Use Your Real Distances
Most amateurs overestimate how far they hit each club. They remember the career best, not the Tuesday average. The typical 7-iron that a mid-handicapper claims goes 155 yards actually carries about 142. The driver believed to reach 250 averages closer to 218.
Clubbing up based on your real average instead of your personal record eliminates countless short misses.
Make Par Your Friend
Mid-handicappers who adopt a "par is a great score" mindset consistently outperform those chasing birdies. On difficult holes, plan for bogey at worst rather than par at best. Avoid double bogeys — they destroy rounds far more than birdies save them. Let birdies happen naturally rather than forcing them.
Manage Par 3s with Discipline
Data shows par 3s are where mid-handicappers lose the most strokes relative to par. The culprits are ego-clubbing (choosing a club based on what you can hit, not what you usually hit), pin-hunting instead of center-green aiming, and ignoring wind and elevation.
NG Hitting a 6-iron at a back-left pin on a 160-yard par 3 because you once hit a 6-iron 165
OK Taking a comfortable 5-iron aimed at center-green and accepting a 25-foot putt
The Bogey Golfer Strategy
Here's a powerful reframe for anyone trying to break 90. Play every hole as if par is bogey.
On par 4s, you have 5 shots to reach the hole. On par 5s, you have 6. On par 3s, you have 4. This removes pressure, encourages smart conservative play, and — ironically — often produces pars.
When you stop pressing for results you aren't yet consistent enough to demand, the big numbers disappear. And the big numbers are what's really holding your score hostage.
Let Your Data Guide Your Strategy
Review your round data to find patterns that inform better decisions.
Which holes consistently produce big numbers? Plan more conservatively for those. Where do you lose penalty strokes? Adjust your tee shot strategy on those holes. Is there a front nine versus back nine scoring gap? That might signal fatigue-related management adjustments.

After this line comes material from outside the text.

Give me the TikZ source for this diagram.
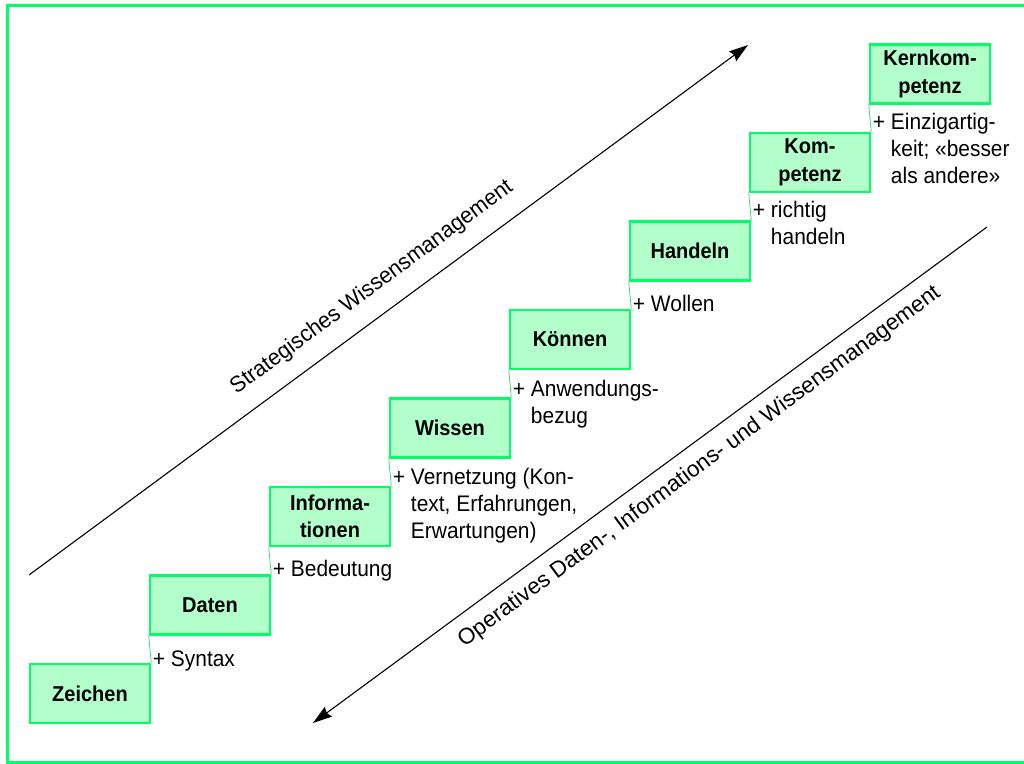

The patterns are there. You just need to look.
The Bottom Line
Course management is the lowest-effort, highest-reward improvement strategy available to mid-handicappers. Aim for greens not pins, play away from trouble, use your real distances, and embrace par. Apply these principles consistently and you'll save 5+ strokes per round without touching your swing. The best part? It works immediately, starting your very next round.
References & Data Notes
- The par-5 risk-reward scoring expectations are illustrative estimates based on typical 15-handicap performance patterns. Your results will vary based on skill level and specific course conditions.
- Distance perception gaps (perceived vs. actual) are widely reported across GPS tracking platforms including Arccos, Shot Scope, and Garmin Golf.